The Dash kommt in einer kleine Transportbox, die zugleich Dockingstation mit USB-Ladeanschluss ist. Da die beiden Ohrhöhrer auch untereinander nicht mit einem Kabel verbunden sind, sind jeweils 100-mA-Akkus eingebaut. Die liefern je nach Nutzung (als Ohrhörer oder mit Fitnessfunktion) laut Entwickler durchgehend Strom für 3 bis 5 Stunden. Wichtig in diesem Zusammenhang: Die Akkus sollen in weniger als einer Stunde wieder voll aufgeladen sein. Die Standby-Zeit soll bei etwa 250 Stunden liegen.

Auf den ersten Blick wirken die Ohrhörer nicht gerade zierlich, die 13 Gramm leichten Geräten haben aber einen sicheren und angenehmen Sitz. Sie lösen sich auch nicht, als ich stark den Kopf schüttel. Drei mitgelieferte Hüllen sollen dafür sorgen, dass die Hörer in 96 Prozent aller Ohren passen.

Die Ohrhörer steckt man in einer bestimmten Reihenfolge ein, zunächst das rechte, dann das linke Exemplar. Als Bestätigung hört man eine kurze Klangfolge. Tatsächlich haben die beide Ohrhörer unterschiedliche Rollen: Im rechten Exemplar steckt etwa der Teil für die Musik und die Kommunikation (wenn man The Dash als Headset benutzt), von hier werden die Audiodaten des Stereotons zum linken Ohrhörer geschickt. Eben diese Übertragung sorgte für große Verzögerungen in der Entwicklung. Schließlich kann man die Signale nicht durch den Kopf senden, sondern muss sie um diesen herum leiten.

Über das mitgelieferte "Power-Case" sollen sich die Ohrhörer in einer Stunde komplett aufladen lassen

(Bild: Nico Jurran / heise online)

The Dash hat einen Musikplayer eingebaut, mit 4 GByte Speicher für etwa 1000 Musikstücke. Alternativ koppelt man per Bluetooth an ein Handy und streamt von dort Musik. Hinzu kommen die Headset-Funktion und eine Reihe von Sensordaten: Über Beschleunigungssensoren sollen sich beim Sport Geschwindigkeit, Distanz und sogar den Energieverbrauch messen lassen, zudem kann The Dash über zwei winzige Infrarot-LEDs den Puls, die Sauerstoffsättigung und die Körpertemperatur des Trägers und die Umgebungstemperatur messen. Das alles muss gesteuert werden.

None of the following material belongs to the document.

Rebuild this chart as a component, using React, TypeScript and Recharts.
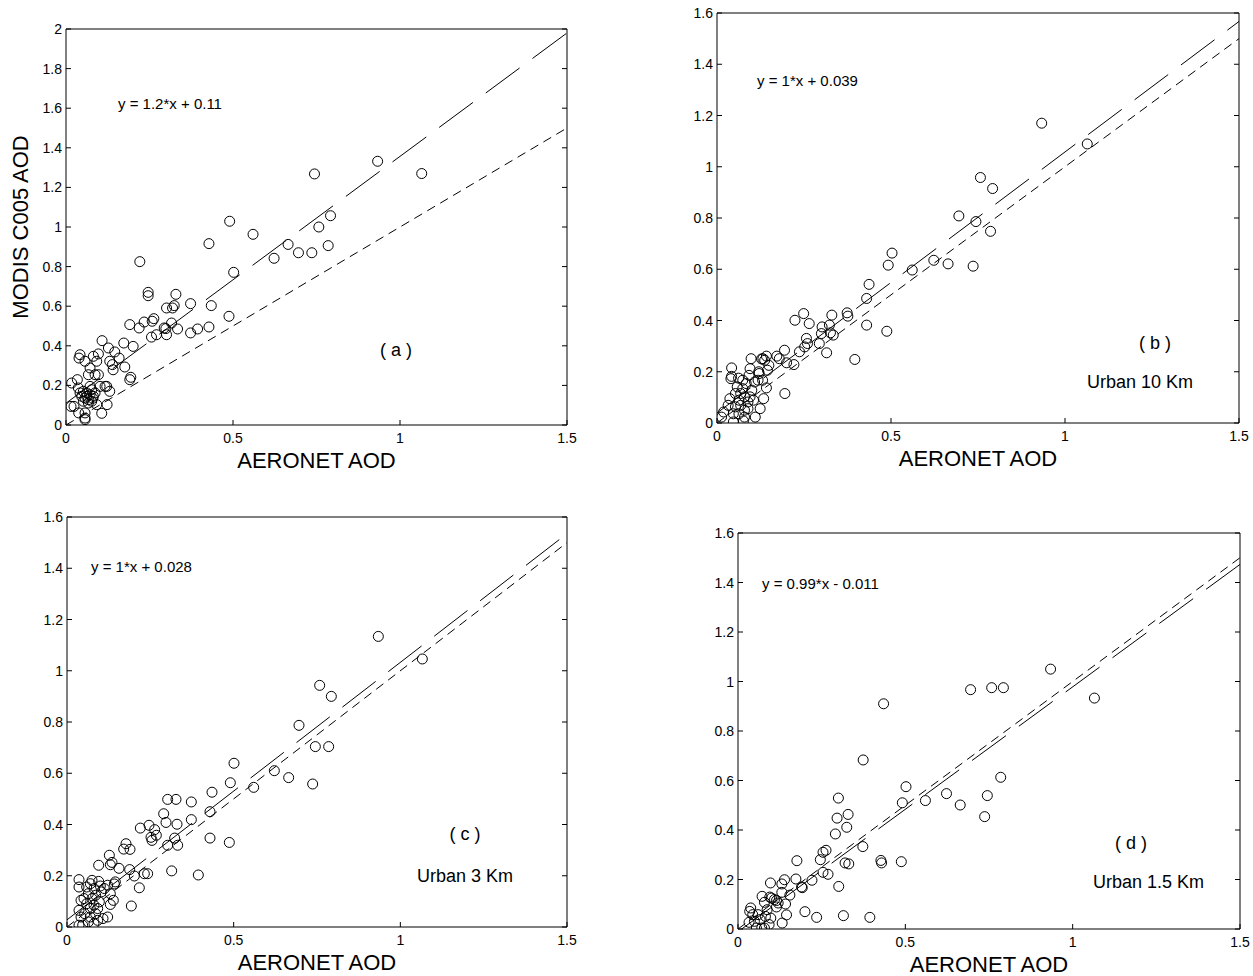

Hierfür bedient man sich einer Reihe von Fingertipsern und Wischgesten, die man an beiden Ohrhörern ausführt – auf der rechten Seite für Musik und Kommunikation und auf der linken Seite für die Kontrolle über die Sensorrückmeldungen.

Mit den ganzen möglichen Eingaben bin ich anfangs etwas überfordert, die Wiedergabe der auf The Dash gespeicherten Musik bricht bei meinen ersten Versuchen mehrmals unvermittelt ab – trotz der guten Erklärung auf der interessant gestalteten Verpackung, die ich aber noch nicht fotografieren darf. Doch nach kurzer Zeit habe ich den Dreh raus: Nicht nur die Grundfunktionen, auch das Navigieren zwischen mehreren Playlists beherrsche ich schnell.

Blick auf die App, die Bragi zu The Dash ausliefert.

(Bild: Nico Jurran / heise online)

Demostücke in den drei Musikstilen Klassik, Rock und R'n'B stehen zum Probehören bereit. Auch wenn der letzte Schliff hier und da noch fehlt, kann The Dash klanglich bereits überzeugen: Stimmen und Instrumente werden klar und sauber reproduziert, Höhe klingen klar und Bässe haben genug Druck. Auch Details bildet The Dash gut ab. Pharrell Williams "Happy" macht richtig Laune.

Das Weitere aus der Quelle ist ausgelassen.